## [SUPPLIED MATERIAL]
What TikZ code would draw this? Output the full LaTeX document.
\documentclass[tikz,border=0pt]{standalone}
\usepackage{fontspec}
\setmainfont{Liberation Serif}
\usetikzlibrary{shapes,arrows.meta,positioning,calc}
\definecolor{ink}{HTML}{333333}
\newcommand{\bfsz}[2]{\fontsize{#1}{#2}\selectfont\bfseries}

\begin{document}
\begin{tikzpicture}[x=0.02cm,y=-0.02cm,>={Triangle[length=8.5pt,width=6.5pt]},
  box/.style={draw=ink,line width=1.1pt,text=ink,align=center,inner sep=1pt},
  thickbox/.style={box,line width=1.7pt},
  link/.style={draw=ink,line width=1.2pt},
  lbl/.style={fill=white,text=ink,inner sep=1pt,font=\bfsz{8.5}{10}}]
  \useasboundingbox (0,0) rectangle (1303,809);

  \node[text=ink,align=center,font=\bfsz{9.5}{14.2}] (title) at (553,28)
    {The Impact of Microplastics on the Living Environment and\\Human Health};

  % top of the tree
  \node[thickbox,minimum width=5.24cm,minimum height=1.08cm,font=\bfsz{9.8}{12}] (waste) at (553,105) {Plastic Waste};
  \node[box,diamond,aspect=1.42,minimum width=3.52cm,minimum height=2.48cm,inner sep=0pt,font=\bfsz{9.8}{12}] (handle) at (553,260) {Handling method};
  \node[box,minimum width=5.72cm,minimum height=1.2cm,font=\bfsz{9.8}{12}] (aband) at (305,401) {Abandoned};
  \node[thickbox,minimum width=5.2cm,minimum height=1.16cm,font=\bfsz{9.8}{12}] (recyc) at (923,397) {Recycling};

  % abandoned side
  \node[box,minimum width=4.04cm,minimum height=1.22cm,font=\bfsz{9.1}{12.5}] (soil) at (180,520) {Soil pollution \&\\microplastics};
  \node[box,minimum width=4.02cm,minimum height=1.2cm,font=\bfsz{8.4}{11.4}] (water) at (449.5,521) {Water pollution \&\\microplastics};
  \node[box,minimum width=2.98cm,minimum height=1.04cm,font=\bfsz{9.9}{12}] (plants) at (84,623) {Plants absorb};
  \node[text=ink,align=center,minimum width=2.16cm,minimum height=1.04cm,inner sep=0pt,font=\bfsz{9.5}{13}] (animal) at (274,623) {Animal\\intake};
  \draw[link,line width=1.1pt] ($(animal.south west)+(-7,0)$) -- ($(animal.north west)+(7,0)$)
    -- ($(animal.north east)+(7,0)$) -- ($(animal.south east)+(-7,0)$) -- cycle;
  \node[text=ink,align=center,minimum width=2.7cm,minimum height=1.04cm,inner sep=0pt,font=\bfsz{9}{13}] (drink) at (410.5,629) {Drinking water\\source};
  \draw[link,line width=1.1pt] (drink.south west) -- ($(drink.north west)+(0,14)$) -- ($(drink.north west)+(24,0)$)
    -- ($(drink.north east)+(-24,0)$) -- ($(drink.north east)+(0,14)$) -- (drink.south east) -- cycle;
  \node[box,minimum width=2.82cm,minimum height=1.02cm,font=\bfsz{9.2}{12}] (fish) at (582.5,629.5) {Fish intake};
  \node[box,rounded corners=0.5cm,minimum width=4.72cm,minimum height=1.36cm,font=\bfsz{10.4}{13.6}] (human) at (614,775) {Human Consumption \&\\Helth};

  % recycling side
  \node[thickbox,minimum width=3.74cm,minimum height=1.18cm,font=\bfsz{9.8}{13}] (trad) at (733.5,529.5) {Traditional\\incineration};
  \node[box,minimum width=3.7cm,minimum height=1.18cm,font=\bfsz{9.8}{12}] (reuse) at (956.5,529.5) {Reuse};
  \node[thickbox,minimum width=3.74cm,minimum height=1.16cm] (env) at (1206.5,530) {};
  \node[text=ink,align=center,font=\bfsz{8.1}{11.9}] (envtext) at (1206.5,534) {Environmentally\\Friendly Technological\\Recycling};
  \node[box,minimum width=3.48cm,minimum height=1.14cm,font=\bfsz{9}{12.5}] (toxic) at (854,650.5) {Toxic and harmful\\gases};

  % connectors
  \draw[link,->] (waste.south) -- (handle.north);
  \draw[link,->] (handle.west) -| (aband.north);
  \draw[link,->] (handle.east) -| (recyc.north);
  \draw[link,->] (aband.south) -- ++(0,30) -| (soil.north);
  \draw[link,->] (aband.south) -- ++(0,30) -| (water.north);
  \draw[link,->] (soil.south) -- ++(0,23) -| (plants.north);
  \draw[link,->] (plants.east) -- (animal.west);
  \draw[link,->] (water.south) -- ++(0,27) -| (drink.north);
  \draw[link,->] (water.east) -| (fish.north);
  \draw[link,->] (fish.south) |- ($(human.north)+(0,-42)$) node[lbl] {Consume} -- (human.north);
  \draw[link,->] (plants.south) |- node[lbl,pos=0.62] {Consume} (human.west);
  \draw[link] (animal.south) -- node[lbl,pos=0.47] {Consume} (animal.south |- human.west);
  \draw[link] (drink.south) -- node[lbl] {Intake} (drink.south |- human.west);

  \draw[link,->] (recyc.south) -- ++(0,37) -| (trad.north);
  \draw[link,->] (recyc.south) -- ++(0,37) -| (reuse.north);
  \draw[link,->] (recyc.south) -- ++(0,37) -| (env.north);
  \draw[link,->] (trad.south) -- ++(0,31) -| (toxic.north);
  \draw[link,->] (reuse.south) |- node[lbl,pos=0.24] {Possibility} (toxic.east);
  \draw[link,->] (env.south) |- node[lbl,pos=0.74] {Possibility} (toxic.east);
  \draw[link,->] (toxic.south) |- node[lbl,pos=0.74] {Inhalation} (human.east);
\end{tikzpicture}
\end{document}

## [GIVEN REQUEST]
Using the listing above, reproduce each line without omission.

## [RESULT]
What TikZ code would draw this? Output the full LaTeX document.
\documentclass[tikz,border=0pt]{standalone}
\usepackage{fontspec}
\setmainfont{Liberation Serif}
\usetikzlibrary{shapes,arrows.meta,positioning,calc}
\definecolor{ink}{HTML}{333333}
\newcommand{\bfsz}[2]{\fontsize{#1}{#2}\selectfont\bfseries}

\begin{document}
\begin{tikzpicture}[x=0.02cm,y=-0.02cm,>={Triangle[length=8.5pt,width=6.5pt]},
  box/.style={draw=ink,line width=1.1pt,text=ink,align=center,inner sep=1pt},
  thickbox/.style={box,line width=1.7pt},
  link/.style={draw=ink,line width=1.2pt},
  lbl/.style={fill=white,text=ink,inner sep=1pt,font=\bfsz{8.5}{10}}]
  \useasboundingbox (0,0) rectangle (1303,809);

  \node[text=ink,align=center,font=\bfsz{9.5}{14.2}] (title) at (553,28)
    {The Impact of Microplastics on the Living Environment and\\Human Health};

  % top of the tree
  \node[thickbox,minimum width=5.24cm,minimum height=1.08cm,font=\bfsz{9.8}{12}] (waste) at (553,105) {Plastic Waste};
  \node[box,diamond,aspect=1.42,minimum width=3.52cm,minimum height=2.48cm,inner sep=0pt,font=\bfsz{9.8}{12}] (handle) at (553,260) {Handling method};
  \node[box,minimum width=5.72cm,minimum height=1.2cm,font=\bfsz{9.8}{12}] (aband) at (305,401) {Abandoned};
  \node[thickbox,minimum width=5.2cm,minimum height=1.16cm,font=\bfsz{9.8}{12}] (recyc) at (923,397) {Recycling};

  % abandoned side
  \node[box,minimum width=4.04cm,minimum height=1.22cm,font=\bfsz{9.1}{12.5}] (soil) at (180,520) {Soil pollution \&\\microplastics};
  \node[box,minimum width=4.02cm,minimum height=1.2cm,font=\bfsz{8.4}{11.4}] (water) at (449.5,521) {Water pollution \&\\microplastics};
  \node[box,minimum width=2.98cm,minimum height=1.04cm,font=\bfsz{9.9}{12}] (plants) at (84,623) {Plants absorb};
  \node[text=ink,align=center,minimum width=2.16cm,minimum height=1.04cm,inner sep=0pt,font=\bfsz{9.5}{13}] (animal) at (274,623) {Animal\\intake};
  \draw[link,line width=1.1pt] ($(animal.south west)+(-7,0)$) -- ($(animal.north west)+(7,0)$)
    -- ($(animal.north east)+(7,0)$) -- ($(animal.south east)+(-7,0)$) -- cycle;
  \node[text=ink,align=center,minimum width=2.7cm,minimum height=1.04cm,inner sep=0pt,font=\bfsz{9}{13}] (drink) at (410.5,629) {Drinking water\\source};
  \draw[link,line width=1.1pt] (drink.south west) -- ($(drink.north west)+(0,14)$) -- ($(drink.north west)+(24,0)$)
    -- ($(drink.north east)+(-24,0)$) -- ($(drink.north east)+(0,14)$) -- (drink.south east) -- cycle;
  \node[box,minimum width=2.82cm,minimum height=1.02cm,font=\bfsz{9.2}{12}] (fish) at (582.5,629.5) {Fish intake};
  \node[box,rounded corners=0.5cm,minimum width=4.72cm,minimum height=1.36cm,font=\bfsz{10.4}{13.6}] (human) at (614,775) {Human Consumption \&\\Helth};

  % recycling side
  \node[thickbox,minimum width=3.74cm,minimum height=1.18cm,font=\bfsz{9.8}{13}] (trad) at (733.5,529.5) {Traditional\\incineration};
  \node[box,minimum width=3.7cm,minimum height=1.18cm,font=\bfsz{9.8}{12}] (reuse) at (956.5,529.5) {Reuse};
  \node[thickbox,minimum width=3.74cm,minimum height=1.16cm] (env) at (1206.5,530) {};
  \node[text=ink,align=center,font=\bfsz{8.1}{11.9}] (envtext) at (1206.5,534) {Environmentally\\Friendly Technological\\Recycling};
  \node[box,minimum width=3.48cm,minimum height=1.14cm,font=\bfsz{9}{12.5}] (toxic) at (854,650.5) {Toxic and harmful\\gases};

  % connectors
  \draw[link,->] (waste.south) -- (handle.north);
  \draw[link,->] (handle.west) -| (aband.north);
  \draw[link,->] (handle.east) -| (recyc.north);
  \draw[link,->] (aband.south) -- ++(0,30) -| (soil.north);
  \draw[link,->] (aband.south) -- ++(0,30) -| (water.north);
  \draw[link,->] (soil.south) -- ++(0,23) -| (plants.north);
  \draw[link,->] (plants.east) -- (animal.west);
  \draw[link,->] (water.south) -- ++(0,27) -| (drink.north);
  \draw[link,->] (water.east) -| (fish.north);
  \draw[link,->] (fish.south) |- ($(human.north)+(0,-42)$) node[lbl] {Consume} -- (human.north);
  \draw[link,->] (plants.south) |- node[lbl,pos=0.62] {Consume} (human.west);
  \draw[link] (animal.south) -- node[lbl,pos=0.47] {Consume} (animal.south |- human.west);
  \draw[link] (drink.south) -- node[lbl] {Intake} (drink.south |- human.west);

  \draw[link,->] (recyc.south) -- ++(0,37) -| (trad.north);
  \draw[link,->] (recyc.south) -- ++(0,37) -| (reuse.north);
  \draw[link,->] (recyc.south) -- ++(0,37) -| (env.north);
  \draw[link,->] (trad.south) -- ++(0,31) -| (toxic.north);
  \draw[link,->] (reuse.south) |- node[lbl,pos=0.24] {Possibility} (toxic.east);
  \draw[link,->] (env.south) |- node[lbl,pos=0.74] {Possibility} (toxic.east);
  \draw[link,->] (toxic.south) |- node[lbl,pos=0.74] {Inhalation} (human.east);
\end{tikzpicture}
\end{document}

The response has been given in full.